The Three Ds of Hillary Clinton


Photo: state.gov

On January 6, 2010, Secretary of State Hillary Clinton delivered an illuminating speech at the Center for Global Development (CGD) that spelled out her main policy prescriptions for international development to mixed reviews from the blogosphere.

In order to persuade the American public of the relevance of development, Clinton posits what William Easterly dubbed the “merger of the 3 Ds: development, diplomacy, and defense.” Easterly criticized the “3 Ds” as a contradictory ruse to appeal to the entire gamut of voters with strong opinions on foreign policy, from those who prioritize development, to diplomacy, to defense.

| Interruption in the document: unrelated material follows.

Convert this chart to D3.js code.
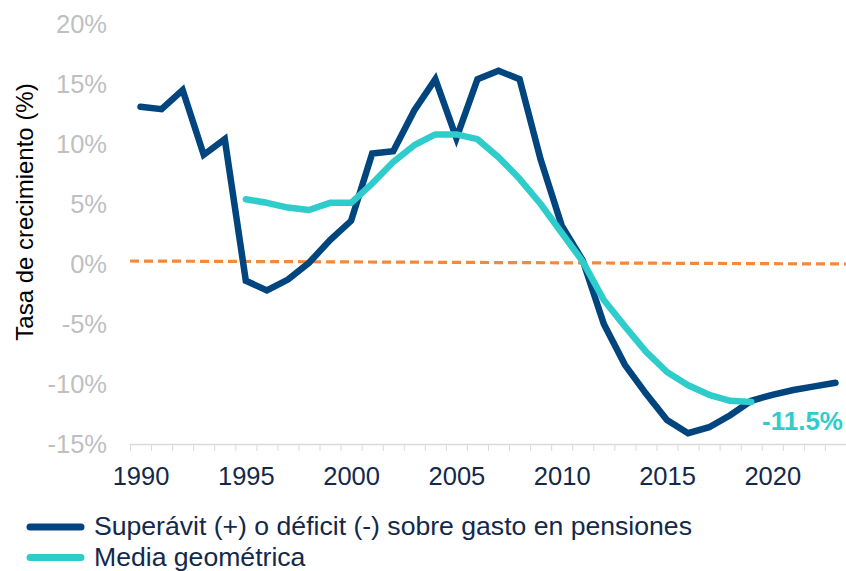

On the other hand, Nick Kristof praised her recognition of development as intricately tied to our security, citing the viability of education as a counterterrorism tactic.

Mike Smith of Change.org welcomed the idea of establishing development as a staple of US foreign policy, but given the Obama administration’s lukewarm track record vis à vis international development, he doubted its prompt implementation.

Sarah Jane Staats from CGD praised Clinton for bringing development to the forefront of policy; however, she criticized Clinton’s call for “selective and strategic” development initiatives, noting that the challenge remains in specifying what those actually are.

However, Kristof points out specific policy resolutions that are ideologically unassailable, such as forming more partnerships with local countries, increasing financial support for agricultural and health sectors, focusing developmental agenda on women and girls, and decreasing traditional aid by compensating with trade and investment.

In line with our main tenet, Clinton highlighted the central role of the private sector in development, and proffered the Overseas Private Investment Corporation, venture funds, and credit guarantees as possible mechanisms to “encourage private companies to develop and market products and services that improve the lives of the poor.” She even defended the US against criticism leveled at America’s low aid-to-GDP ratio, saying “private giving exceeds the amount our government spends on foreign assistance.”

Foreign Policy blogger Josh Rogin predicted an imminent clash between Clinton and Senate Foreign Relations chiefs John Kerry and Richard Lugar over the limits of USAID authority. The Committee wants to enable Shah and USAID to stand up against the State Department because it believes that a 3 D merger will inevitably overshadow development for the benefit of diplomacy and defense.